Versace Took Us On a Vacation to the Future
Versace showed its SS21 collection over the weekend at Milan Fashion Week, which in spite of Covid-19, is going ahead as usual, albeit with various safety measures in place.
For next summer's wares, long-serving artistic director Donatella Versace wrote that she "wanted to create something disruptive, something that could be in tune with what has changed inside all of us. This collection has an upbeat soul and is optimistic, dreamy, positive... These are clothes that bring you joy." And you know what? Fair enough!
The menswear was equal parts camp and chic, with glittery starfish adornments across the collection's pervasive Trésor de la Mer sea-life print. There were a few style bangers in the form of cropped knit tees and sheer long-sleeved tops with an arresting conflation of polka dots, grids, and stripes in every color imaginable. The womenswear focused on seashell-shaped slip dresses, striped blazers, and a pair of low-riding pants that have Instagram influencer bait written all over them.
The show was remarkable for a few other things too. Firstly, we, the general public, were spared another content re-up of the J.Lo green dress. May its over-exhausted legacy finally rest in peace.
Secondly, the show made waves on social media — a goal for any fashion show — for its diverse casting, notably the inclusion of Precious Lee, Jill Kortleve, and Alva Claire who elicited a uniformly exuberant reaction from those watching the show via Instagram.
Although Versace is not the first brand to include a wider range of body sizes on the runway (Kortleve literally walked for Jacquemus in the wheat fields a few months ago), it was certainly a watershed moment.

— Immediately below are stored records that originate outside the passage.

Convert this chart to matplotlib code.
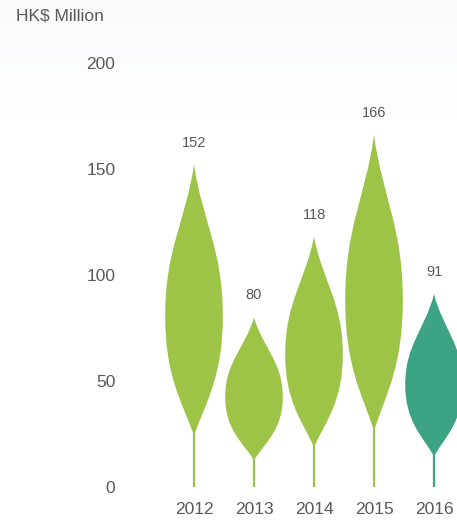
import numpy as np
import matplotlib.pyplot as plt
from matplotlib.path import Path
from matplotlib.patches import PathPatch

plt.rcParams['font.family'] = ['Liberation Sans', 'DejaVu Sans']

# data
years = ["2012", "2013", "2014", "2015", "2016"]
values = [152, 80, 118, 166, 91]
colors = ["#9dc446", "#9dc446", "#9dc446", "#9dc446", "#3ca384"]

txt = "#595959"

fig = plt.figure(figsize=(4.57, 5.22), dpi=100)

# faint grey wash at the top of the picture
bg = fig.add_axes([0, 0, 1, 1], zorder=-1)
grad = np.linspace(0, 1, 200).reshape(-1, 1)
grad = np.clip((grad - 0.78) / 0.22, 0, 1) ** 1.5
rgb = np.ones((200, 1, 3)) - grad[..., None] * np.array([0.03, 0.024, 0.016])
bg.imshow(rgb, aspect="auto", extent=[0, 1, 0, 1], origin="lower")
bg.axis("off")

ax = fig.add_axes([125 / 457, 35 / 522, 332 / 457, 424 / 522])
ax.patch.set_alpha(0)


def flame(i, v, w=0.48):
    s = 0.16 * v   # top of the stem
    m = 0.53 * v   # widest point
    lo = [(i - 0.45 * w, s + 0.3 * (m - s)), (i - w, m - 0.5 * (m - s)), (i - w, m)]
    hi = [(i - w, m + 0.45 * (v - m)), (i - 0.3 * w, v - 0.38 * (v - m)), (i, v)]
    verts = [(i, s)] + lo + hi
    verts += [(2 * i - x, y) for x, y in hi[:2][::-1]] + [(i + w, m)]
    verts += [(2 * i - x, y) for x, y in lo[:2][::-1]] + [(i, s)]
    codes = [Path.MOVETO] + [Path.CURVE4] * 12
    return Path(verts, codes), s


for i, (v, c) in enumerate(zip(values, colors)):
    p, s = flame(i, v)
    ax.add_patch(PathPatch(p, facecolor=c, edgecolor="none"))
    ax.plot([i, i], [0, s + 1], color=c, lw=1.6, solid_capstyle="butt")
    ax.annotate(str(v), (i, v), xytext=(0, 16), textcoords="offset points",
                ha="center", va="center", fontsize=10.5, color=txt)

ax.set_xlim(-1.15, 4.383)
ax.set_ylim(0, 200)
ax.set_yticks([0, 50, 100, 150, 200])
ax.set_xticks(range(len(years)))
ax.set_xticklabels(years)
ax.tick_params(length=0, labelsize=12.5, colors=txt)
ax.tick_params(axis="x", pad=11)
ax.tick_params(axis="y", pad=7)
for sp in ax.spines.values():
    sp.set_visible(False)

fig.text(16 / 457, 1 - 16 / 522, "HK$ Million", ha="left", va="center",
         fontsize=12.5, color=txt)

fig.savefig("out.png", dpi=100)
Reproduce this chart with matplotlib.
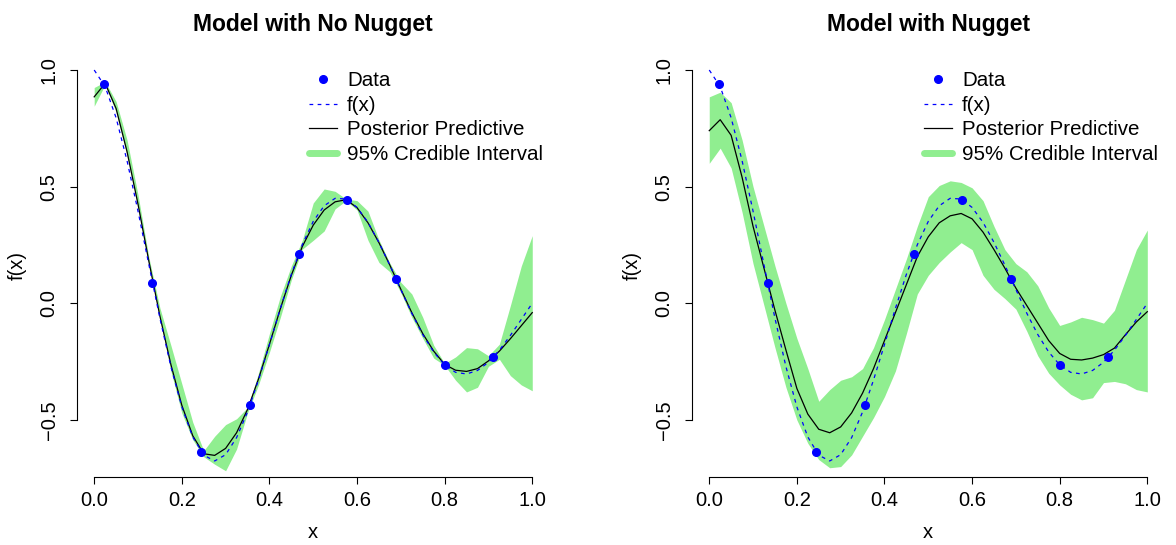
import matplotlib
matplotlib.use("Agg")
import matplotlib.pyplot as plt
from matplotlib.lines import Line2D

plt.rcParams["font.family"] = ["Liberation Sans", "DejaVu Sans"]

# prediction grid
xx = [0.000, 0.025, 0.050, 0.075, 0.100, 0.125, 0.150, 0.175, 0.200, 0.225,
      0.250, 0.275, 0.300, 0.325, 0.350, 0.375, 0.400, 0.425, 0.450, 0.475,
      0.500, 0.525, 0.550, 0.575, 0.600, 0.625, 0.650, 0.675, 0.700, 0.725,
      0.750, 0.775, 0.800, 0.825, 0.850, 0.875, 0.900, 0.925, 0.950, 0.975, 1.000]

# true function
f_true = [1.000, 0.929, 0.795, 0.611, 0.395, 0.164, -0.064, -0.271, -0.444, -0.573,
          -0.651, -0.676, -0.649, -0.576, -0.466, -0.329, -0.177, -0.022, 0.124, 0.251,
          0.351, 0.418, 0.450, 0.447, 0.411, 0.347, 0.261, 0.163, 0.059, -0.043,
          -0.134, -0.209, -0.264, -0.296, -0.303, -0.288, -0.253, -0.201, -0.138, -0.069, 0.000]

# observed data
x_obs = [0.022, 0.133, 0.244, 0.356, 0.467, 0.578, 0.689, 0.800, 0.911]
y_obs = [0.941, 0.087, -0.638, -0.435, 0.212, 0.443, 0.105, -0.264, -0.232]

# model without nugget
mean_nn = [0.885, 0.943, 0.835, 0.650, 0.425, 0.178, -0.055, -0.262, -0.437, -0.568,
           -0.645, -0.652, -0.622, -0.555, -0.455, -0.325, -0.176, -0.023, 0.120, 0.243,
           0.335, 0.400, 0.435, 0.444, 0.410, 0.345, 0.260, 0.163, 0.060, -0.040,
           -0.130, -0.205, -0.262, -0.287, -0.292, -0.280, -0.247, -0.205, -0.152, -0.096, -0.040]
upper_nn = [0.925, 0.950, 0.865, 0.700, 0.465, 0.195, -0.020, -0.180, -0.345, -0.510,
            -0.632, -0.570, -0.520, -0.495, -0.447, -0.300, -0.130, 0.030, 0.160, 0.270,
            0.430, 0.490, 0.480, 0.447, 0.440, 0.395, 0.272, 0.172, 0.090, 0.040,
            -0.060, -0.180, -0.258, -0.230, -0.190, -0.195, -0.225, -0.175, -0.010, 0.160, 0.290]
lower_nn = [0.845, 0.938, 0.820, 0.635, 0.410, 0.165, -0.065, -0.290, -0.470, -0.585,
            -0.658, -0.690, -0.718, -0.625, -0.470, -0.350, -0.210, -0.060, 0.100, 0.232,
            0.270, 0.310, 0.405, 0.440, 0.400, 0.270, 0.175, 0.135, 0.045, -0.060,
            -0.150, -0.235, -0.266, -0.330, -0.380, -0.360, -0.270, -0.240, -0.310, -0.350, -0.375]

# model with nugget
mean_ng = [0.740, 0.787, 0.720, 0.540, 0.330, 0.150, -0.030, -0.200, -0.365, -0.475,
           -0.540, -0.555, -0.530, -0.470, -0.385, -0.280, -0.160, -0.040, 0.080, 0.200,
           0.285, 0.345, 0.375, 0.385, 0.362, 0.305, 0.230, 0.150, 0.065, -0.010,
           -0.085, -0.160, -0.215, -0.240, -0.243, -0.235, -0.220, -0.192, -0.135, -0.080, -0.036]
upper_ng = [0.885, 0.905, 0.860, 0.700, 0.500, 0.330, 0.160, 0.000, -0.150, -0.280,
            -0.420, -0.370, -0.330, -0.315, -0.280, -0.190, -0.070, 0.060, 0.190, 0.330,
            0.457, 0.505, 0.525, 0.518, 0.495, 0.440, 0.330, 0.230, 0.170, 0.135,
            0.075, -0.020, -0.095, -0.080, -0.060, -0.070, -0.085, -0.030, 0.100, 0.230, 0.314]
lower_ng = [0.600, 0.665, 0.580, 0.390, 0.170, -0.010, -0.190, -0.360, -0.500, -0.600,
            -0.670, -0.705, -0.700, -0.650, -0.570, -0.490, -0.400, -0.290, -0.130, 0.040,
            0.120, 0.175, 0.220, 0.260, 0.230, 0.120, 0.060, 0.020, -0.025, -0.120,
            -0.225, -0.300, -0.350, -0.390, -0.414, -0.405, -0.340, -0.335, -0.345, -0.370, -0.380]

fig = plt.figure(figsize=(11.76, 5.45), dpi=100)
ax1 = fig.add_axes([0.0652, 0.1242, 0.4023, 0.776])
ax2 = fig.add_axes([0.5882, 0.1242, 0.4023, 0.776])

panels = [(ax1, "Model with No Nugget", mean_nn, upper_nn, lower_nn),
          (ax2, "Model with Nugget", mean_ng, upper_ng, lower_ng)]

for ax, title, mu, up, lo in panels:
    ax.fill_between(xx, lo, up, color="lightgreen", linewidth=0)
    ax.plot(xx, mu, color="black", lw=0.9)
    ax.plot(xx, f_true, color="blue", lw=0.9, ls=(0, (3, 3.5)))
    ax.plot(x_obs, y_obs, "o", color="blue", ms=5.5, mec="blue")

    ax.set_xlim(-0.04, 1.04)
    ax.set_ylim(-0.746, 1.067)
    for s in ["top", "right"]:
        ax.spines[s].set_visible(False)
    ax.spines["left"].set_bounds(-0.5, 1.0)
    ax.spines["bottom"].set_bounds(0, 1)
    ax.set_xticks([0, 0.2, 0.4, 0.6, 0.8, 1.0])
    ax.set_xticklabels(["0.0", "0.2", "0.4", "0.6", "0.8", "1.0"])
    ax.set_yticks([-0.5, 0, 0.5, 1.0])
    ax.set_yticklabels(["\u22120.5", "0.0", "0.5", "1.0"], rotation=90, va="center")
    ax.tick_params(direction="out", length=5, width=0.8, labelsize=14.5)
    ax.tick_params(axis="x", pad=5)
    ax.tick_params(axis="y", pad=8)

    ax.set_title(title, fontsize=16.5, fontweight="bold", pad=17)
    ax.set_xlabel("x", fontsize=14.5, labelpad=9)
    ax.set_ylabel("f(x)", fontsize=14.5, labelpad=9)

    handles = [Line2D([], [], marker="o", ls="none", color="blue", ms=5.5),
               Line2D([], [], color="blue", lw=0.9, ls=(0, (3, 3.5))),
               Line2D([], [], color="black", lw=0.9),
               Line2D([], [], color="lightgreen", lw=5, solid_capstyle="round")]
    labels = ["Data", "f(x)", "Posterior Predictive", "95% Credible Interval"]
    ax.legend(handles, labels, loc="upper right", bbox_to_anchor=(1.012, 0.99),
              frameon=False, fontsize=14.8, handlelength=1.35, handletextpad=0.5,
              labelspacing=0.28, borderaxespad=0.2)

fig.savefig("out.png", dpi=100)
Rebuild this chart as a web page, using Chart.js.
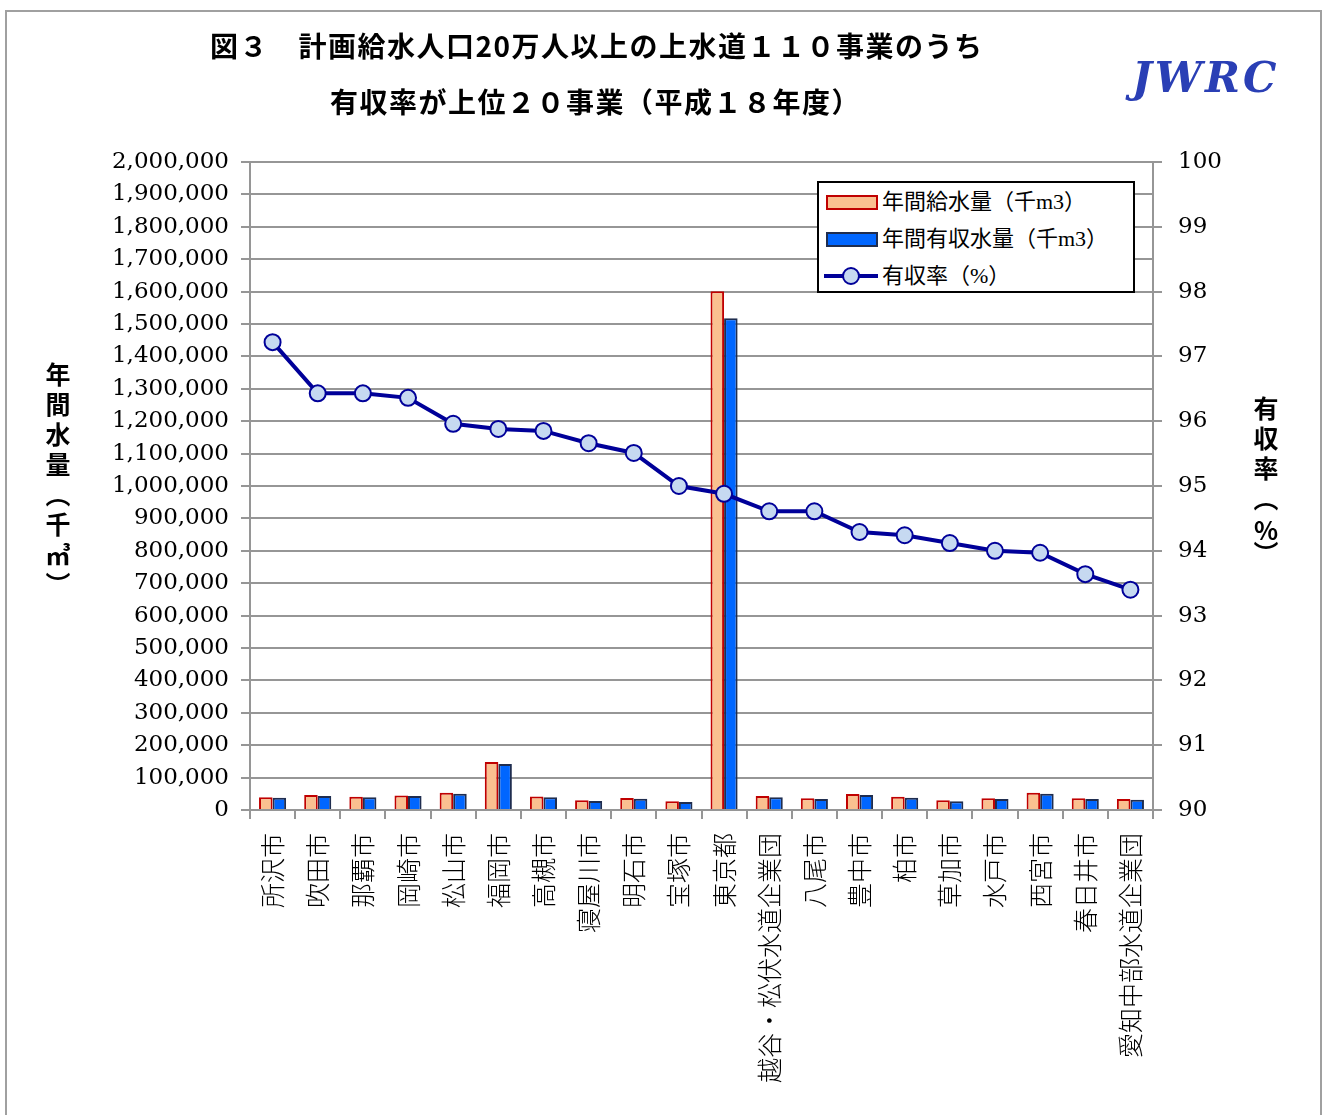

It makes you think, perhaps the reason the fashion gatekeepers were initially so reluctant to include "plus-size" models on their runways and campaigns was not out of fear that customers wouldn't like it, but because they would like it — and that beckons a serious reconsideration of the aspirational-too-tall-and-too-thin aesthetic that much of the industry's marketing is predicated on.
Hopefully, this is just the beginning, and perhaps, with Versace taking a stance to showcase a broader spectrum of beauty, we can also retire the term "plus-size." However, in light of an ongoing discourse about body positivity it's worth noting that the casting of male models was still extremely athletic, and/or unattainably thin.